Ohio  |  March, 19, 2013 at 11:20 AM

This will not stop until they have all of us living trapped like Palestinians. Forget the XL pipeline, we will be digging smuggling tunnels into Canada just to feed ourselves if the Jewish contingent forces its will upon us.

Chambersburg  |  March, 19, 2013 at 02:44 PM

I always did notice how so many food freaks preach just like religious nuts. Figures it is all just another crusade to pacify us heathens. Now watch them howl discrimination when we are the ones that have been jerked around.

Karin Kloosterman    
Canada  |  March, 19, 2013 at 11:18 PM

Case in point Jeff as to why eating pork is probably not good for your brain, or soul. Note to editor: I was born in Canada, and I converted to Judaism.

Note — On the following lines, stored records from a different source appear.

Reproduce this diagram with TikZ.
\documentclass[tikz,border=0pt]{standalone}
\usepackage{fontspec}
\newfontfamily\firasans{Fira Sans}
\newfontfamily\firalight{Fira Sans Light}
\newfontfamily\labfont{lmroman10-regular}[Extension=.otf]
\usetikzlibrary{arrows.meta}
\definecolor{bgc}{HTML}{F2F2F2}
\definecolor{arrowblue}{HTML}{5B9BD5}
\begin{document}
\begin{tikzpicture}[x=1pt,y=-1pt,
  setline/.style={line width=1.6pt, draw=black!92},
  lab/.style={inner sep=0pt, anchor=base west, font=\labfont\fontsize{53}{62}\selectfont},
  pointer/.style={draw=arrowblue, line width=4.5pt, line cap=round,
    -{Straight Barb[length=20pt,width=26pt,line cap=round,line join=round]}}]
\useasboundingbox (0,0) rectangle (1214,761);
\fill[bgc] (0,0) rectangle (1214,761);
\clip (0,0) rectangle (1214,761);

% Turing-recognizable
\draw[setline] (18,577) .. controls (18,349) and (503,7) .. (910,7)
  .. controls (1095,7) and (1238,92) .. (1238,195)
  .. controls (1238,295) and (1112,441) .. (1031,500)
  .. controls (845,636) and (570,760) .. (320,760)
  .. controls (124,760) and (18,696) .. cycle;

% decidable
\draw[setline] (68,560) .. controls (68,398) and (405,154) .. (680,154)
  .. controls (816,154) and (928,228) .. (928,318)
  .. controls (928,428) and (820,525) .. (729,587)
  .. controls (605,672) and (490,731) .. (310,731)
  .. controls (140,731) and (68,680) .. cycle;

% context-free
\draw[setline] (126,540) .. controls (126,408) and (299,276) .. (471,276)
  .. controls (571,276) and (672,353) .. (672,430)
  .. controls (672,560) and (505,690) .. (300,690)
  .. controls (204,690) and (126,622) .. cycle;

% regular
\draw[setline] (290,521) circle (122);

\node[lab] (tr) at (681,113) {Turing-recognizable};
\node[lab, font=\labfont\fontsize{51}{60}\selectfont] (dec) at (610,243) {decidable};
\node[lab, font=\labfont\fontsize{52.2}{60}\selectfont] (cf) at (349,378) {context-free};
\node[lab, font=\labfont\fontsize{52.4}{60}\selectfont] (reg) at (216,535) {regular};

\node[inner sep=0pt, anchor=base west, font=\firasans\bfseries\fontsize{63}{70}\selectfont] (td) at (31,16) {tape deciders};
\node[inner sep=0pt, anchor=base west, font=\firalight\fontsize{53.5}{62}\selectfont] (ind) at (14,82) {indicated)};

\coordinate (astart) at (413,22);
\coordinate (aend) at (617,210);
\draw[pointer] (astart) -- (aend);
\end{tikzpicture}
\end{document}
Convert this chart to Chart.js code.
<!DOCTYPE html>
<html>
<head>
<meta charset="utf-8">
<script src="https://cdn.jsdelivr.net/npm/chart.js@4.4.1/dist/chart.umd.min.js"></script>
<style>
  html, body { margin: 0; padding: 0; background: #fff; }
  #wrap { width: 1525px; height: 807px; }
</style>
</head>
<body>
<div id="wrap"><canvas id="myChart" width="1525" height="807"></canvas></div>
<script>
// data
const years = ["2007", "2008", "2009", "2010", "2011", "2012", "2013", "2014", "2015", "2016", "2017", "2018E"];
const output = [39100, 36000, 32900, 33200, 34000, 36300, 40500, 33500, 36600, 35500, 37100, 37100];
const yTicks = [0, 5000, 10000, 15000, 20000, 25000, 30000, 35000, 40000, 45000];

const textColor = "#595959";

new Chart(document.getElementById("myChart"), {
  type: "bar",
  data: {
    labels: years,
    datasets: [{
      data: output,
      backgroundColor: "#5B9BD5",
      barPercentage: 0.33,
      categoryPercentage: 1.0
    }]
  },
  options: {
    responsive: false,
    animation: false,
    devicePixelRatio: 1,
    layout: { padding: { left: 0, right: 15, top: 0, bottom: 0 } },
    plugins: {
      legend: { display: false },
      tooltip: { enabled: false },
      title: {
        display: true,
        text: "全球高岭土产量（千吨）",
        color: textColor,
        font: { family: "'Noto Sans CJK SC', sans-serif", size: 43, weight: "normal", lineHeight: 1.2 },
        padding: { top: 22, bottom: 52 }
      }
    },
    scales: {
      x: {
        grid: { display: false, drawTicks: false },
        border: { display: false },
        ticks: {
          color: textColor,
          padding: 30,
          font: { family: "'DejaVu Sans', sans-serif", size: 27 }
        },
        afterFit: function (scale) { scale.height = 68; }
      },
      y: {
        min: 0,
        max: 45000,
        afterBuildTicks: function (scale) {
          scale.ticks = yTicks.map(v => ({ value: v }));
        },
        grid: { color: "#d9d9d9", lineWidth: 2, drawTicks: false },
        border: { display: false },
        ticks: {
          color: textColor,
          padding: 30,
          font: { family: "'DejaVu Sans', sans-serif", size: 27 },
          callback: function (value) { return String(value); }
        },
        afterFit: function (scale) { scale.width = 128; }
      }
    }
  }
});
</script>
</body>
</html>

Virginia  |  March, 20, 2013 at 08:55 AM

Wow! This explains everything. Just listen to Kloosterman going all righteous on us. Force your whims on Kosher food and butt out of our lives Karen. "Engender" your "activism" to someone who gives a "sh*t" about your pushy religious affectations. Free the Palestinians while you're at it.

now we see clearly    
California  |  March, 20, 2013 at 09:38 AM

What the $@!!..."eating the legs off your living dog, or worshipping the gods of sh*t"...where did that nastiness come from? That is completely uncalled for. Shame on you Karin Kloosterman. Looks like you make Josh's list (somewhere down near the bottom)...and do a grave disservice to your fellow Jews with the vulgar epithets made public. This is what we in agriculture are up against. Not very nice people collaborating to crucify honest food producers and consumers. Good to know - forewarned is forearmed. But still, shame, shame Karin.

Mark P.    
Iowa  |  March, 20, 2013 at 02:10 PM

Same religious outfit responsible for all the migrant worker violations in one of their big kosher packing plants in Postville here in Iowa a few years back. A lot of talk about community welfare preaching at us how to live and all that instead they brutalized an entire town. Took the money and ran. Same old story never changes with those people. Now they tell us how to eat. For our own good they say. No thanks I say. Keep your predatory religion out of it.